For profitable hotel operators, IRS Publication 946 (Section 179) allows first-year expensing of qualifying hotel FF&E in the year placed in service -- up to $1.16M for 2023 with a phase-out starting at $2.89M in total property purchases. Qualifying hotel FF&E includes guestroom furniture packages, case goods, soft goods, exercise equipment, lobby fixtures, commercial laundry equipment, and most guestroom technology. A hotel placing $1.2M of PIP FF&E in service in Q4 can deduct $1.16M in the current year, creating approximately $406K in federal tax savings at a 35% effective rate and reducing the net capital cost to $794K before financing fees. This makes Q4 FF&E delivery timing a standard tax planning strategy for profitable hotel operators. The SBA 7(a) program can also finance hotel FF&E packages at longer amortization with Section 179 structuring.

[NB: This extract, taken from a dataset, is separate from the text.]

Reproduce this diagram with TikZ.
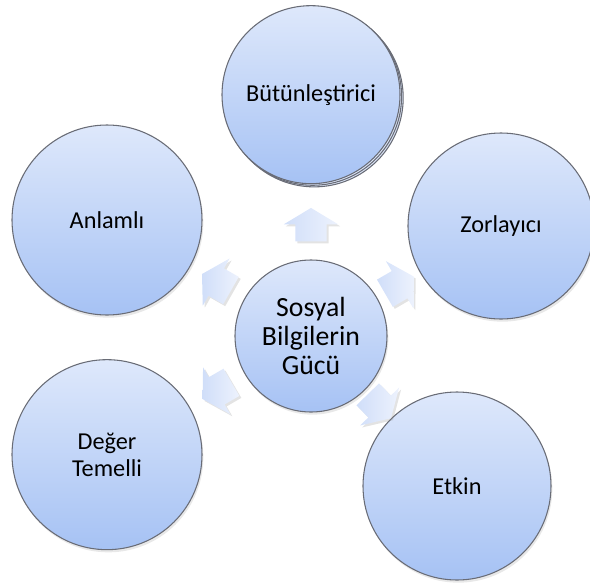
\documentclass[tikz,border=0pt]{standalone}
\usepackage{fontspec}
\setmainfont{Carlito}
\usepackage{tikz}
\usetikzlibrary{positioning,shapes.arrows,shadows,calc}

\definecolor{circtop}{RGB}{222,232,251}
\definecolor{circbot}{RGB}{166,194,244}
\definecolor{arrtop}{RGB}{237,242,253}
\definecolor{arrbot}{RGB}{208,222,249}
\definecolor{rim}{RGB}{105,108,118}

\begin{document}
\begin{tikzpicture}[on grid,
    bubble/.style={circle,draw=rim,line width=0.8pt,top color=circtop,bottom color=circbot,
      align=center,inner sep=0pt,font=\fontsize{18.2}{20.5}\selectfont,
      drop shadow={opacity=0.18,shadow xshift=1pt,shadow yshift=-2pt}},
    push/.style={single arrow,draw=none,left color=arrbot,right color=arrtop,
      text height=11.6pt,text depth=11.6pt,minimum height=25pt,
      single arrow head extend=8.6pt,single arrow tip angle=118,inner sep=0pt,
      drop shadow={opacity=0.22,shadow xshift=1.5pt,shadow yshift=-1.5pt}}]
  \useasboundingbox (-233.25pt,-188.25pt) rectangle (209.25pt,252pt);
  \node[bubble,minimum size=114pt,font=\fontsize{20.8}{21.5}\selectfont] (guc) {Sosyal\\Bilgilerin\\Gücü};
  \node[bubble,minimum size=133.5pt,
        double copy shadow={shadow xshift=1.2pt,shadow yshift=-1.2pt,draw=rim,fill=circtop}]
        (butun) [above=181pt of guc] {Bütünleştirici};
  \node[bubble,minimum size=142.5pt] (anlam) [above left=87pt and 153pt of guc] {Anlamlı};
  \node[bubble,minimum size=139.5pt] (zor) [above right=82.5pt and 142.5pt of guc] {Zorlayıcı};
  \node[bubble,minimum size=142.5pt] (deger) [below left=89pt and 153pt of guc] {Değer\\Temelli};
  \node[bubble,minimum size=141pt] (etkin) [below right=112.5pt and 109.5pt of guc] {Etkin};
  %% block arrows from the centre
  \node[push,rotate=90] (to_butun) at ($(guc)!80pt!(butun)$) {};
  \node[push,rotate=30.1] (to_zor) at ($(guc)!73pt!(zor)$) {};
  \node[push,rotate=-45.8] (to_etkin) at ($(guc)!70pt!(etkin)$) {};
  \node[push,rotate=210.2] (to_deger) at ($(guc)!78pt!(deger)$) {};
  \node[push,rotate=150.4] (to_anlam) at ($(guc)!78pt!(anlam)$) {};
\end{tikzpicture}
\end{document}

FF&E lenders evaluating hotel PIP projects examine: PIP letter of requirement timeline -- a PIP with a 12-month completion deadline creates urgency; lenders expect the financing to close and FF&E to be ordered within the first 60-90 days; franchise license standing -- properties with active quality assurance deficiencies or pending license termination warnings are distressed credits requiring special approval; brand purchasing program vs. off-spec FF&E -- franchise agreements typically require PIP FF&E to be sourced from brand-approved specifications or purchasing programs; lenders may advance only against brand-approved FF&E invoices; ADA accessibility upgrade requirements -- ADA Title III requires that renovations extending into accessible guest rooms meet current accessibility standards; lenders financing PIP renovations of accessible rooms may require ADA compliance certification; OTA review score correlation -- properties with low guest satisfaction scores from aging FF&E often show RevPAR compression relative to their competitive set; FF&E financing that upgrades room quality typically improves OTA scores and ADR within 90 days post-renovation; and state lodging tax standing -- any delinquent state lodging tax creates a lien priority risk for the FF&E collateral that must be resolved before financing closes.